State of Health Estimation of Batteries Using a Time-Informed Dynamic Sequence-Inverted Transformer

TL;DR

This paper introduces TIDSIT, a novel transformer-based model that effectively estimates battery health from irregular, variable-length discharge data, significantly improving accuracy over existing methods.

Contribution

The paper presents TIDSIT, a new architecture that incorporates continuous time embeddings and temporal attention to handle irregular, variable-length sequences for battery SoH estimation.

Findings

Achieves over 50% reduction in prediction error.

Maintains SoH prediction error below 0.58%.

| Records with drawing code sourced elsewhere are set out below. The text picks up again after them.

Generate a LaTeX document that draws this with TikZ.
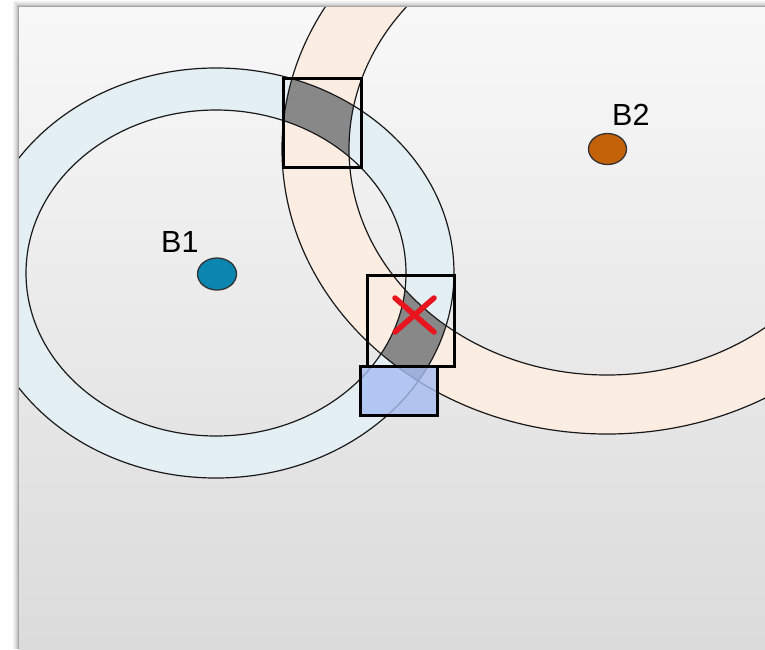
\documentclass[tikz,border=0pt]{standalone}
\usepackage{fontspec}
\setmainfont{Liberation Sans}
\definecolor{ringblue}{RGB}{228,239,244}
\definecolor{ringpeach}{RGB}{252,237,227}
\definecolor{isect}{RGB}{136,136,136}
\definecolor{boxblue}{RGB}{165,188,240}
\definecolor{dotblue}{RGB}{10,134,176}
\definecolor{dotorange}{RGB}{196,98,10}
\definecolor{xred}{RGB}{232,20,30}
\begin{document}
\begin{tikzpicture}[x=1pt,y=-1pt,
  ringline/.style={draw=black!90, line width=1.2pt},
  selbox/.style={draw=black, line width=3pt},
  lbl/.style={font=\fontsize{30.5}{36}\selectfont, inner sep=0pt, anchor=base west},
  dot/.style={draw=black!80, line width=1.3pt}]
\useasboundingbox (0,0) rectangle (765,649);
% page background and slide shadow
\fill[white] (0,0) rectangle (765,649);
\foreach \d/\o in {6/0.05,5/0.08,4/0.12,3/0.17,2/0.24,1/0.35}{
  \draw[black, opacity=\o, line width=1pt] (19-\d,649) -- (19-\d,7-\d) -- (765,7-\d);
}
\shade[top color={rgb,255:red,248;green,248;blue,248}, bottom color={rgb,255:red,219;green,219;blue,219}] (19,7) rectangle (765,649);
\begin{scope}
\clip (19,7) rectangle (765,649);
% ring fills
\fill[ringblue, even odd rule] (216,273) ellipse [x radius=238pt, y radius=205pt]
  (216,273) ellipse [x radius=190pt, y radius=163pt];
\fill[ringpeach, even odd rule] (607,149) ellipse [x radius=325pt, y radius=285pt]
  (607,149) ellipse [x radius=258pt, y radius=226pt];
% intersection of rings
\begin{scope}
  \clip (607,149) ellipse [x radius=325pt, y radius=285pt];
  \fill[isect, even odd rule] (216,273) ellipse [x radius=238pt, y radius=205pt]
    (216,273) ellipse [x radius=190pt, y radius=163pt];
\end{scope}
\begin{scope}
  \clip (607,149) ellipse [x radius=258pt, y radius=226pt];
  \fill[ringblue, even odd rule] (216,273) ellipse [x radius=238pt, y radius=205pt]
    (216,273) ellipse [x radius=190pt, y radius=163pt];
\end{scope}
% ring outlines
\draw[ringline] (216,273) ellipse [x radius=238pt, y radius=205pt];
\draw[ringline] (216,273) ellipse [x radius=190pt, y radius=163pt];
\draw[ringline] (607,149) ellipse [x radius=325pt, y radius=285pt];
\draw[ringline] (607,149) ellipse [x radius=258pt, y radius=226pt];
% boxes
\draw[selbox] (283,78) rectangle (361,167);
\draw[selbox] (367,275) rectangle (454,366);
\fill[boxblue, fill opacity=0.8] (360,366) rectangle (437,415);
\draw[selbox] (360,366) rectangle (437,415);
% red cross
\coordinate (xa) at (395,298);
\coordinate (xb) at (434,332);
\coordinate (xc) at (395,332);
\coordinate (xd) at (434,298);
\draw[xred, line width=5.5pt, line cap=round] (xa) -- (xb);
\draw[xred, line width=5.5pt, line cap=round] (xc) -- (xd);
% base stations
\filldraw[dot, fill=dotblue] (217,274) ellipse [x radius=19.5pt, y radius=16pt];
\filldraw[dot, fill=dotorange] (607.5,149) ellipse [x radius=19pt, y radius=15.5pt];
\node[lbl] (b1) at (161,252) {B1};
\node[lbl] (b2) at (612,125) {B2};
\end{scope}
\end{tikzpicture}
\end{document}
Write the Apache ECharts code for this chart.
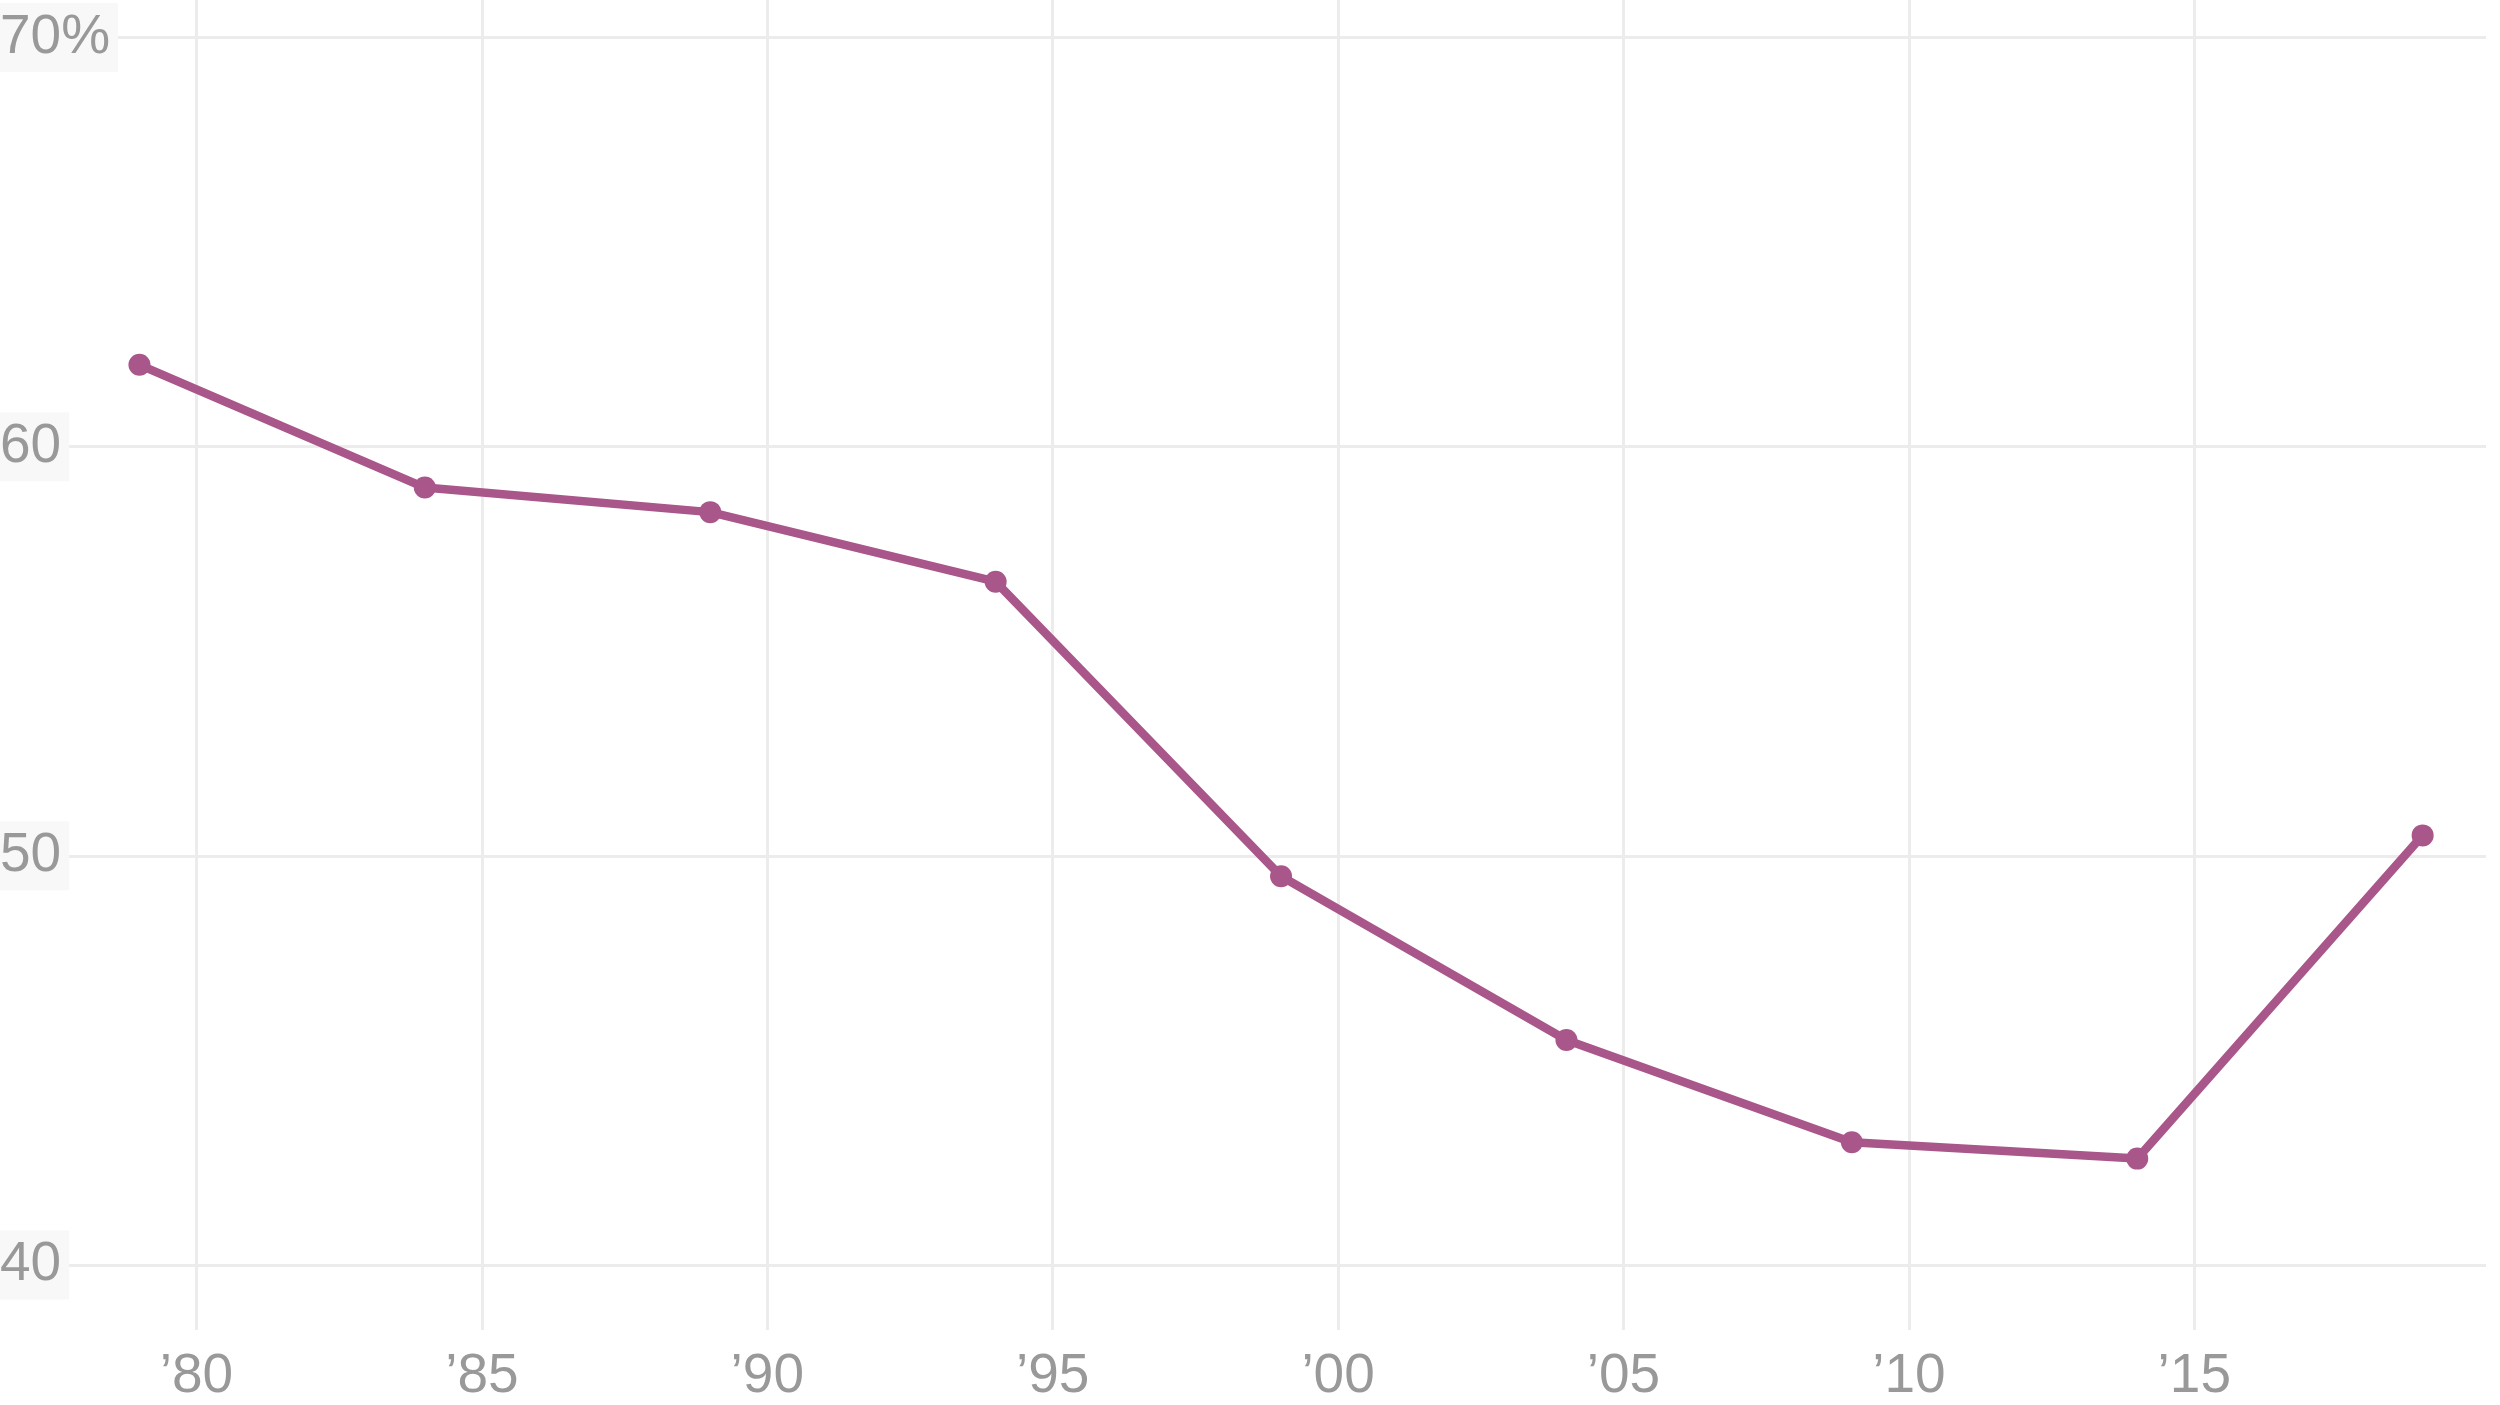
<!DOCTYPE html>
<html>
<head>
<meta charset="utf-8">
<script src="https://cdn.jsdelivr.net/npm/echarts@6/dist/echarts.min.js"></script>
<style>
html,body{margin:0;padding:0;background:#fff;}
#chart{width:2500px;height:1405px;}
</style>
</head>
<body>
<div id="chart"></div>
<script>
const years = [1979, 1984, 1989, 1994, 1999, 2004, 2009, 2014, 2019];
const shares = [62.0, 59.0, 58.4, 56.7, 49.5, 45.5, 43.0, 42.6, 50.5];
const yTicks = [40, 50, 60, 70];
const yTickLabels = ['40', '50', '60', '70%'];
const xTicks = [1980, 1985, 1990, 1995, 2000, 2005, 2010, 2015];
const xTickLabels = ['\u201980', '\u201985', '\u201990', '\u201995', '\u201900', '\u201905', '\u201910', '\u201915'];

const font = 'Liberation Sans, Arial, Helvetica, sans-serif';
const gridColor = '#ececec';
const labelColor = '#999999';
const lineColor = '#a9568a';

const chart = echarts.init(document.getElementById('chart'), null, {renderer: 'canvas'});
chart.setOption({
  animation: false,
  backgroundColor: '#ffffff',
  grid: [
    {left: 0, right: 14, top: 37.5, bottom: 140, containLabel: false, outerBoundsMode: 'none'},
    {left: -88.9, right: 20.3, top: 0, bottom: 75, containLabel: false, outerBoundsMode: 'none'}
  ],
  xAxis: [
    {gridIndex: 0, type: 'value', min: 1976.557, max: 2020.11, show: false},
    {
      gridIndex: 1, type: 'value', min: 1975, max: 2020, interval: 5,
      axisLine: {show: false}, axisTick: {show: false},
      splitLine: {show: true, showMinLine: false, showMaxLine: false, lineStyle: {color: gridColor, width: 3}},
      axisLabel: {
        show: true, showMinLabel: false, showMaxLabel: false, margin: 19,
        fontSize: 55, lineHeight: 55, color: labelColor, fontFamily: font,
        formatter: function (v) {
          const i = xTicks.indexOf(v);
          return i >= 0 ? xTickLabels[i] : '';
        }
      }
    }
  ],
  yAxis: [
    {
      gridIndex: 0, type: 'value', min: 40, max: 70, interval: 10, z: 1,
      axisLine: {show: false}, axisTick: {show: false},
      splitLine: {show: true, lineStyle: {color: gridColor, width: 3}},
      axisLabel: {show: false}
    },
    {
      gridIndex: 0, type: 'value', min: 40, max: 70, interval: 10, position: 'left', offset: 0, z: 5,
      axisLine: {show: false}, axisTick: {show: false}, splitLine: {show: false},
      axisLabel: {
        show: true, inside: true, margin: 0, align: 'left',
        fontSize: 55, lineHeight: 55, color: labelColor, fontFamily: font,
        backgroundColor: '#f8f8f8', padding: [7, 8, 7, 0],
        formatter: function (v) {
          const i = yTicks.indexOf(v);
          return i >= 0 ? yTickLabels[i] : '';
        }
      }
    },
    {gridIndex: 1, type: 'value', min: 0, max: 1, show: false}
  ],
  series: [{
    type: 'line',
    xAxisIndex: 0, yAxisIndex: 0,
    data: years.map((y, i) => [y, shares[i]]),
    symbol: 'circle', symbolSize: 22,
    lineStyle: {color: lineColor, width: 8.5},
    itemStyle: {color: lineColor},
    z: 10
  }]
});
</script>
</body>
</html>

Outperforms existing models on NASA dataset.

Abstract

The rapid adoption of battery-powered vehicles and energy storage systems over the past decade has made battery health monitoring increasingly critical. Batteries play a central role in the efficiency and safety of these systems, yet they inevitably degrade over time due to repeated charge-discharge cycles. This degradation leads to reduced energy efficiency and potential overheating, posing significant safety concerns. Accurate estimation of a State of Health (SoH) of battery is therefore essential for ensuring operational reliability and safety. Several machine learning architectures, such as LSTMs, transformers, and encoder-based models, have been proposed to estimate SoH from discharge cycle data. However, these models struggle with the irregularities inherent in real-world measurements: discharge readings are often recorded at non-uniform intervals, and the lengths of discharge cycles vary significantly. To address this, most existing approaches extract features from the sequences rather than processing them in full, which introduces information loss and compromises accuracy. To overcome these challenges, we propose a novel architecture: Time-Informed Dynamic Sequence Inverted Transformer (TIDSIT). TIDSIT incorporates continuous time embeddings to effectively represent irregularly sampled data and utilizes padded sequences with temporal attention mechanisms to manage variable-length inputs without discarding sequence information. Experimental results on the NASA battery degradation dataset show that TIDSIT significantly outperforms existing models, achieving over 50% reduction in prediction error and maintaining an SoH prediction error below 0.58%. Furthermore, the architecture is generalizable and holds promise for broader applications in health monitoring tasks involving irregular time-series data.